Go through the data below and copy it exactly, skipping every picture.

Source material –
· · · · · · ·
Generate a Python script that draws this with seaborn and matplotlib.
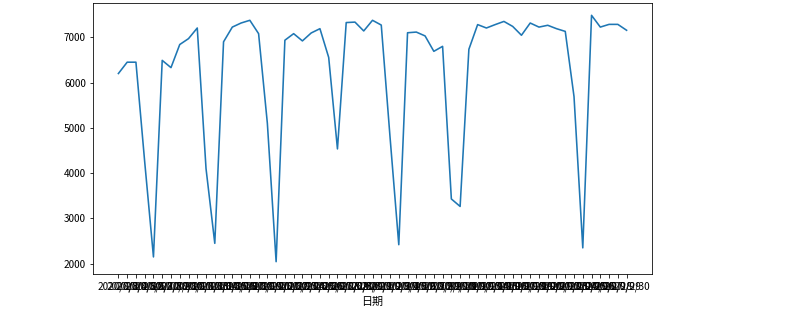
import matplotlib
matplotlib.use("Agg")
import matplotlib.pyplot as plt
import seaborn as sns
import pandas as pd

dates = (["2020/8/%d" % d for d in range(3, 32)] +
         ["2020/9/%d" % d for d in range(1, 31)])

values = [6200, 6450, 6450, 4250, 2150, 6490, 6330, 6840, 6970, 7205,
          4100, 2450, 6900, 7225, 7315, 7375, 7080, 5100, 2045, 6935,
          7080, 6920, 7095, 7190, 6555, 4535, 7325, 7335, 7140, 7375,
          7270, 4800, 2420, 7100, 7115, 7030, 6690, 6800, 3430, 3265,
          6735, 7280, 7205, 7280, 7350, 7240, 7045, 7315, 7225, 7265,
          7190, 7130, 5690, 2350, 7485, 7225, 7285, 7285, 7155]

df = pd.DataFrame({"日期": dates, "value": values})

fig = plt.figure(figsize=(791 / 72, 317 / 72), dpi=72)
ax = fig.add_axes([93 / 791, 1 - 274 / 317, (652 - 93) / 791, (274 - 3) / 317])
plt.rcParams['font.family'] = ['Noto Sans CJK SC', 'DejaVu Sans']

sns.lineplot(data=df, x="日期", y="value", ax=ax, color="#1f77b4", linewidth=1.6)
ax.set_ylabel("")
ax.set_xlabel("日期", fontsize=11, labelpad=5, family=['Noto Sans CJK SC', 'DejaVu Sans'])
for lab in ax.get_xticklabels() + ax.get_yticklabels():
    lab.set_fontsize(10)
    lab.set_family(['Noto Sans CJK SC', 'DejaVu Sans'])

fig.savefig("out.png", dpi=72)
· · · · · · ·
Result of the task –
Generate a Python script that draws this with seaborn and matplotlib.
import matplotlib
matplotlib.use("Agg")
import matplotlib.pyplot as plt
import seaborn as sns
import pandas as pd

dates = (["2020/8/%d" % d for d in range(3, 32)] +
         ["2020/9/%d" % d for d in range(1, 31)])

values = [6200, 6450, 6450, 4250, 2150, 6490, 6330, 6840, 6970, 7205,
          4100, 2450, 6900, 7225, 7315, 7375, 7080, 5100, 2045, 6935,
          7080, 6920, 7095, 7190, 6555, 4535, 7325, 7335, 7140, 7375,
          7270, 4800, 2420, 7100, 7115, 7030, 6690, 6800, 3430, 3265,
          6735, 7280, 7205, 7280, 7350, 7240, 7045, 7315, 7225, 7265,
          7190, 7130, 5690, 2350, 7485, 7225, 7285, 7285, 7155]

df = pd.DataFrame({"日期": dates, "value": values})

fig = plt.figure(figsize=(791 / 72, 317 / 72), dpi=72)
ax = fig.add_axes([93 / 791, 1 - 274 / 317, (652 - 93) / 791, (274 - 3) / 317])
plt.rcParams['font.family'] = ['Noto Sans CJK SC', 'DejaVu Sans']

sns.lineplot(data=df, x="日期", y="value", ax=ax, color="#1f77b4", linewidth=1.6)
ax.set_ylabel("")
ax.set_xlabel("日期", fontsize=11, labelpad=5, family=['Noto Sans CJK SC', 'DejaVu Sans'])
for lab in ax.get_xticklabels() + ax.get_yticklabels():
    lab.set_fontsize(10)
    lab.set_family(['Noto Sans CJK SC', 'DejaVu Sans'])

fig.savefig("out.png", dpi=72)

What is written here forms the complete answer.